Dáil debates

Tuesday, 11 June 2024

Special Education: Motion [Private Members]

 

9:55 am

Photo of Sorca ClarkeSorca Clarke (Longford-Westmeath, Sinn Fein) | Oireachtas source

Every child has the right to an education. That right needs to be universally applied regardless of any child's additional need for support. I will go back to the Minister of State's opening contribution to this debate. She said there was a 386% increase in the number of special classes and went on to say that "While the capitation rate in mainstream schools was raised to €45 in 2023, the €30 rate per week for 2024 is in line with the rate for the inclusion programme" and that the "rate for special schools remains at €60". Essentially, there are three separate lanes for the summer programme running at the same time. There is the DEIS programme, special schools and the mainstream.

I want to focus on the mainstream and what has happened there in recent years. I have printed out documents from the Minister of State's Department. This is from 2022 for a mainstream primary school. There is a non-pay grant of €30 per pupil per week. A second non-pay grant of €60 per pupil per week will be paid to all schools participating in the special class programme. If we fast-forward to 2023, we see a very significant change. What is new in 2023, again according to the Minister of State's Department, is that:

... there are no longer separate schemes for the Inclusion Programme and Special Classes. The Primary School Scheme replaces and integrates both these schemes into one ... It is still is open to schools to offer places to pupils enrolled in special classes ....

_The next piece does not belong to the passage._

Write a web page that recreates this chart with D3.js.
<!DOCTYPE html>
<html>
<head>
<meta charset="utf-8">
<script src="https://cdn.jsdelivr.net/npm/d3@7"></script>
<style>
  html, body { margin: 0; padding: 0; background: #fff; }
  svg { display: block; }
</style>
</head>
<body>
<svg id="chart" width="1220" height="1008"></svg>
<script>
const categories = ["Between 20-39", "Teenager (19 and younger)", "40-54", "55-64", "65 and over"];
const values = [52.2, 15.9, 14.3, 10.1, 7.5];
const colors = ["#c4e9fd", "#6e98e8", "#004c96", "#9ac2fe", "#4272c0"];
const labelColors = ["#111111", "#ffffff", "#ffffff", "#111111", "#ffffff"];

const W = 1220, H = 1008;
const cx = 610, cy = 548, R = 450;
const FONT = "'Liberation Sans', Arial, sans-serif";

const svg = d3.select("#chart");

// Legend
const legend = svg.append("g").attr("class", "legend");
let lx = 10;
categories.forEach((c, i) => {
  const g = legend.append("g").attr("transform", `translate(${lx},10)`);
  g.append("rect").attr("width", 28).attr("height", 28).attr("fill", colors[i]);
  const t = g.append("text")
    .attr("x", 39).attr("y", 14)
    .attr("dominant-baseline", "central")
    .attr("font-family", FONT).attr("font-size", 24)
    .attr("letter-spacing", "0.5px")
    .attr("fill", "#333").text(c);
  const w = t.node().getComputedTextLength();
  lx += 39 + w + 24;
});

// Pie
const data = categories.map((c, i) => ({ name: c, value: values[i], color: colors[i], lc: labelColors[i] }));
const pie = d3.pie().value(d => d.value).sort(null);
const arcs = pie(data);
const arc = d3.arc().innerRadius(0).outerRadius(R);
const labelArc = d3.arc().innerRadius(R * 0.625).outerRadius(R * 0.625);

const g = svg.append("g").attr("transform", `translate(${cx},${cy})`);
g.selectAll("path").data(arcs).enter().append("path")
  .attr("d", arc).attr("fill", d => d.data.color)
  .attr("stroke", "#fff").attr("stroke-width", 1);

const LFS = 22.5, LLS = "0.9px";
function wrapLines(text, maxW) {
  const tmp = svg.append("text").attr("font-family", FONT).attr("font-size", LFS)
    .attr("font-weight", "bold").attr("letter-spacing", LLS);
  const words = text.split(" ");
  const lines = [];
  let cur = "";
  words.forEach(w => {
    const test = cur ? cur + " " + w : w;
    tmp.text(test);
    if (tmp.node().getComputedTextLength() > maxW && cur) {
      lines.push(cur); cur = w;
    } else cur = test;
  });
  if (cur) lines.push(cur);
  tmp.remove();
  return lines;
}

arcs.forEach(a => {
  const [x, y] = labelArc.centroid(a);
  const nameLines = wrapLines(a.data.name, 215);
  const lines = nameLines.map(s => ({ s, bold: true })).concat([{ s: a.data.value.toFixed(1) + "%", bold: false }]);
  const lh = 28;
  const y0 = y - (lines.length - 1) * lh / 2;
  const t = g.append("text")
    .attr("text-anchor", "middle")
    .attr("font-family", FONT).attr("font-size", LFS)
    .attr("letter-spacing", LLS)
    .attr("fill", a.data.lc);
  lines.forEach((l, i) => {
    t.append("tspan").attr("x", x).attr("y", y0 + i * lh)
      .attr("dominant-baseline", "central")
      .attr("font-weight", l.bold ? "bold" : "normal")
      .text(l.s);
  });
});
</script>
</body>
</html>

There is a 386% increase in the number of special classes, which is what the Minister of State said earlier. At that point, the €60 was gone and we are down to €45. In her statement the Minister of State said it went up to €45, but it did not. It went down to €45 for some of those participants, having previously been at €60. We then come to 2024. We are back to this primary school scheme, which amalgamated the two previous ones. We now have a non-pay grant of €30 per pupil. None of that has been reflected in what can only be described as the Minister of State's verbal gymnastics when it came to putting the figures on the record. She did not refer to these documents once, but that is what has happened to the summer programme over the past two years.

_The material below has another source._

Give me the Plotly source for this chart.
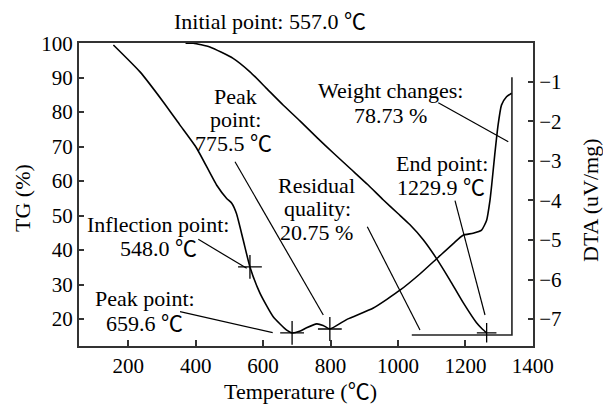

I would like her to continue to address the parents at home. If she cannot I will. I want them to hear very clearly. All that information is freely available on her Department's website. It is all there in black and white, yet neither she nor her colleague referred to those facts in the contributions they made to this debate - and we wonder why parents of children with additional needs have so little faith in this Government to be able to meet the needs of those children. It is something they live daily. The vast majority of pupils with additional educational needs are in mainstream. They are the ones affected most by the actions of this Government over the past two years, the ones the Minister of State failed to reference. If she is genuinely and truly interested in putting the summer programme where it needs to be, she needs to stop this. This needs to stop. The penny-pinching going on here needs to end.

I turned on a news app before I came in here to see the Minister for Finance talking about these extra billions of euro that are going to be available to the State's coffers. He should spend them here. The Government should put that money back where it needs to be and ensure our summer programme meets the needs of those children, who are some of the most vulnerable children in this State, this summer.